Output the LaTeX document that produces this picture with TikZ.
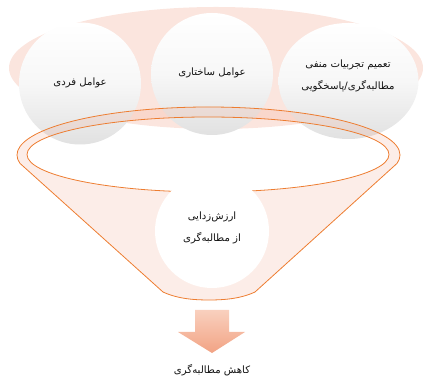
\documentclass[tikz,border=0pt]{standalone}
\usepackage{fontspec}
\usetikzlibrary{calc}
\newfontfamily\arabicfont[Script=Arabic]{DejaVu Sans}
\TeXXeTstate=1
\definecolor{bgpink}{RGB}{251,229,222}
\definecolor{funfill}{RGB}{240,150,120}
\definecolor{funline}{RGB}{237,125,49}
\definecolor{arrtop}{RGB}{249,208,190}
\definecolor{arrbot}{RGB}{242,163,132}
\definecolor{circbot}{RGB}{225,225,225}
\definecolor{circmid}{RGB}{247,247,247}
\definecolor{txt}{RGB}{20,20,20}
\tikzset{
  ball/.style={top color=white, bottom color=circbot, middle color=circmid},
  lbl/.style={font=\arabicfont\fontsize{7.6}{16.5}\selectfont, text=txt, align=center, inner sep=0pt},
  funoutline/.style={draw=funline, line width=0.6pt},
}
\begin{document}
\begin{tikzpicture}[x=0.75pt,y=0.75pt]
\useasboundingbox (0,0) rectangle (423,377);
% background ellipse
\fill[bgpink] (216,309) ellipse [x radius=207, y radius=61];
% three circles
\shade[ball] (80,293.5) circle (61);
\shade[ball] (212,303) circle (61);
\shade[ball] (348.5,296) ellipse [x radius=70, y radius=58];
% funnel body (outer rim + cone, minus inner ellipse)
\coordinate (rimR) at ($(208.5,222)+(350:191.5 and 48)$);
\fill[funfill, fill opacity=0.17, even odd rule]
  (400,222) arc[start angle=0, end angle=190, x radius=191.5, y radius=48]
  -- (163,85) .. controls (178,78) and (195,77) .. (209,77)
  .. controls (223,77) and (240,78) .. (255,85)
  -- (rimR) arc[start angle=350, end angle=360, x radius=191.5, y radius=48] -- cycle
  (208,222.5) ellipse [x radius=181, y radius=37.5];
\draw[funoutline, line join=round]
  (400,222) arc[start angle=0, end angle=190, x radius=191.5, y radius=48]
  -- (163,85) .. controls (178,78) and (195,77) .. (209,77)
  .. controls (223,77) and (240,78) .. (255,85)
  -- (rimR) arc[start angle=350, end angle=360, x radius=191.5, y radius=48] -- cycle;
\draw[funoutline] (208,222.5) ellipse [x radius=181, y radius=37.5];
% bottom circle
\fill[white] (212,146) circle (57);
% arrow
\shade[top color=arrtop, bottom color=arrbot]
  (195,67) -- (229,67) -- (229,45) -- (245,45) -- (212,24) -- (178,45) -- (195,45) -- cycle;
% texts
\node[lbl] (t1) at (80,294) {\beginR عوامل فردی\endR};
\node[lbl] (t2) at (212,304) {\beginR عوامل ساختاری\endR};
\node[lbl] (t3) at (348,301) {\beginR تعمیم تجربیات منفی\endR\\ \beginR مطالبه‌گری/پاسخگویی\endR};
\node[lbl] (t4) at (212,149) {\beginR ارزش‌زدایی\endR\\ \beginR از مطالبه‌گری\endR};
\node[lbl] (t5) at (212,7) {\beginR کاهش مطالبه‌گری\endR};
\end{tikzpicture}
\end{document}
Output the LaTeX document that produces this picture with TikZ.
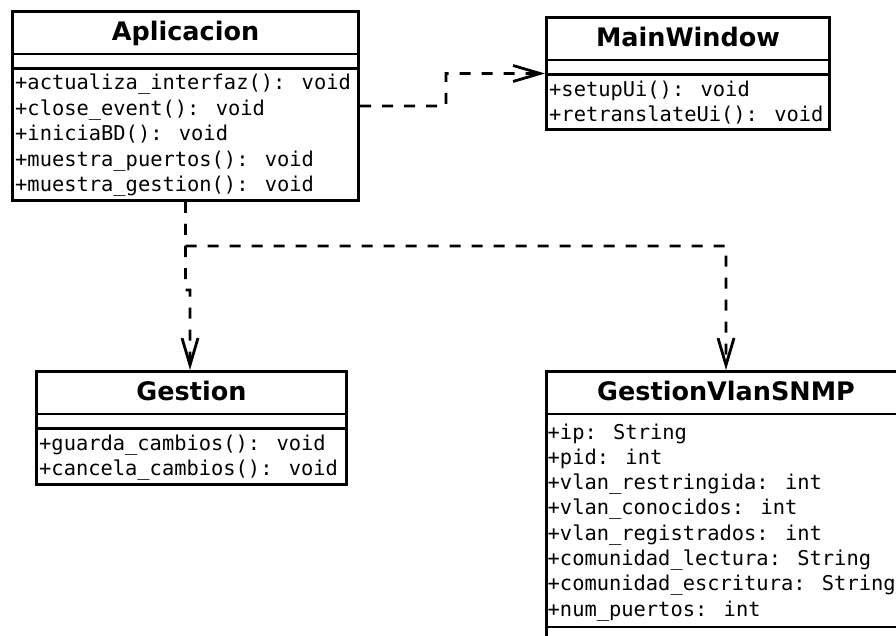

• What you should do:
Copy the material above exactly and drop the pictures.

• Solution to this task:
Output the LaTeX document that produces this picture with TikZ.
\documentclass[tikz,border=0pt]{standalone}
\usepackage{fontspec}
\usetikzlibrary{calc}
\newfontfamily\arabicfont[Script=Arabic]{DejaVu Sans}
\TeXXeTstate=1
\definecolor{bgpink}{RGB}{251,229,222}
\definecolor{funfill}{RGB}{240,150,120}
\definecolor{funline}{RGB}{237,125,49}
\definecolor{arrtop}{RGB}{249,208,190}
\definecolor{arrbot}{RGB}{242,163,132}
\definecolor{circbot}{RGB}{225,225,225}
\definecolor{circmid}{RGB}{247,247,247}
\definecolor{txt}{RGB}{20,20,20}
\tikzset{
  ball/.style={top color=white, bottom color=circbot, middle color=circmid},
  lbl/.style={font=\arabicfont\fontsize{7.6}{16.5}\selectfont, text=txt, align=center, inner sep=0pt},
  funoutline/.style={draw=funline, line width=0.6pt},
}
\begin{document}
\begin{tikzpicture}[x=0.75pt,y=0.75pt]
\useasboundingbox (0,0) rectangle (423,377);
% background ellipse
\fill[bgpink] (216,309) ellipse [x radius=207, y radius=61];
% three circles
\shade[ball] (80,293.5) circle (61);
\shade[ball] (212,303) circle (61);
\shade[ball] (348.5,296) ellipse [x radius=70, y radius=58];
% funnel body (outer rim + cone, minus inner ellipse)
\coordinate (rimR) at ($(208.5,222)+(350:191.5 and 48)$);
\fill[funfill, fill opacity=0.17, even odd rule]
  (400,222) arc[start angle=0, end angle=190, x radius=191.5, y radius=48]
  -- (163,85) .. controls (178,78) and (195,77) .. (209,77)
  .. controls (223,77) and (240,78) .. (255,85)
  -- (rimR) arc[start angle=350, end angle=360, x radius=191.5, y radius=48] -- cycle
  (208,222.5) ellipse [x radius=181, y radius=37.5];
\draw[funoutline, line join=round]
  (400,222) arc[start angle=0, end angle=190, x radius=191.5, y radius=48]
  -- (163,85) .. controls (178,78) and (195,77) .. (209,77)
  .. controls (223,77) and (240,78) .. (255,85)
  -- (rimR) arc[start angle=350, end angle=360, x radius=191.5, y radius=48] -- cycle;
\draw[funoutline] (208,222.5) ellipse [x radius=181, y radius=37.5];
% bottom circle
\fill[white] (212,146) circle (57);
% arrow
\shade[top color=arrtop, bottom color=arrbot]
  (195,67) -- (229,67) -- (229,45) -- (245,45) -- (212,24) -- (178,45) -- (195,45) -- cycle;
% texts
\node[lbl] (t1) at (80,294) {\beginR عوامل فردی\endR};
\node[lbl] (t2) at (212,304) {\beginR عوامل ساختاری\endR};
\node[lbl] (t3) at (348,301) {\beginR تعمیم تجربیات منفی\endR\\ \beginR مطالبه‌گری/پاسخگویی\endR};
\node[lbl] (t4) at (212,149) {\beginR ارزش‌زدایی\endR\\ \beginR از مطالبه‌گری\endR};
\node[lbl] (t5) at (212,7) {\beginR کاهش مطالبه‌گری\endR};
\end{tikzpicture}
\end{document}
Output the LaTeX document that produces this picture with TikZ.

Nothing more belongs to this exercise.